When thousands of Canadians descended on Ottawa for Canada Day earlier this month, the hoarding constructions signs and road closures downtown were all supposed to be gone.
The aboveground work on the $2.1-billion Confederation Line LRT was supposed to be wrapped up in time for Canada Day. As originally planned, visitors would be walking along Queen and Rideau streets downtown unencumbered by all the work taking place underneath their feet.
While the contract with Rideau Transit Group (RTG) has many enforceable deadlines, Canada Day wasn’t one of them, according to the city.
“The project agreement did not provide for any penalties with regards to Canada Day 2017 readiness,” said Claudio Colaiacovo, acting director of O-Train Construction in a statement Monday.
The deal with RTG requires the company deliver the LRT project on a set schedule; failure to meet those deadlines, which include construction milestones, means the company will lose funding.
While that doesn’t come in direct penalties, the company isn’t paid if it misses a milestone. And since they’re financing the project, those costs will hit the company’s bottom line.
“The failure to meet these requirements will result in the corresponding payments from the city being delayed, which will in turn result in RTG incurring increased financing costs,” Colaiacovo said.
Construction on the tunnel through downtown for the new LRT was delayed when a giant sinkhole opened up on Rideau Street last year. The company did put up new hoardings around construction sites in advance of Canada Day and tried to minimize the disruption.
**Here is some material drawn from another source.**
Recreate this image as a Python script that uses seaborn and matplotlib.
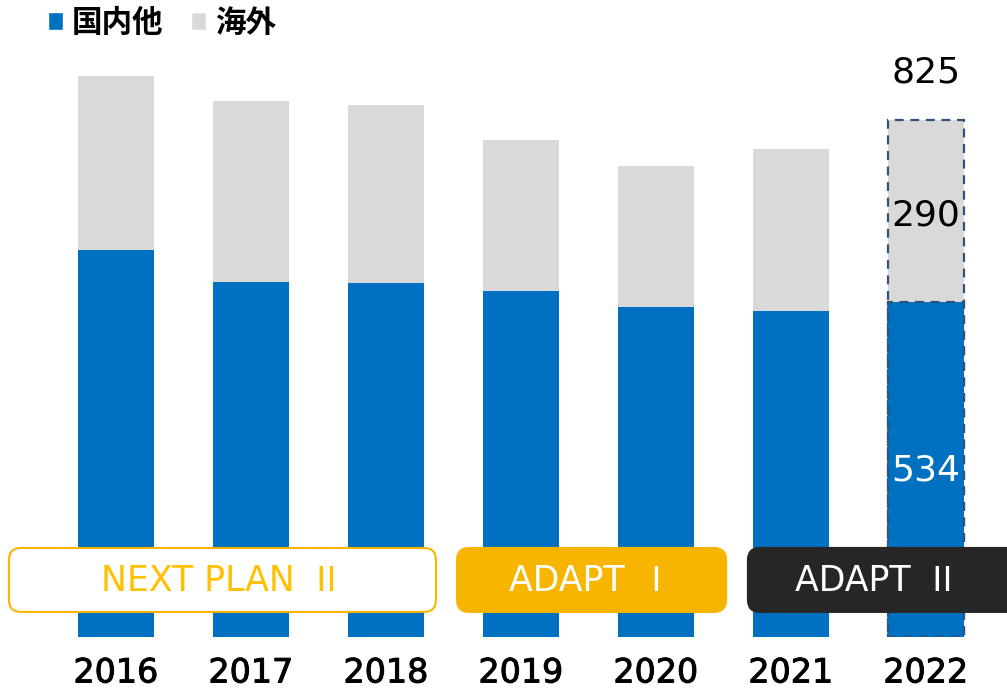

RTG did not immediately respond to a request for comment.
Steve Cripps, the city's director of O-Train construction, said in an email Tuesday the work downtown would wrap up over the course of the next year.
“Various elements will be completed at different times. Some elements will be completed throughout and up to the end of 2017, and final touches, such as landscaping, will be completed by spring 2018.”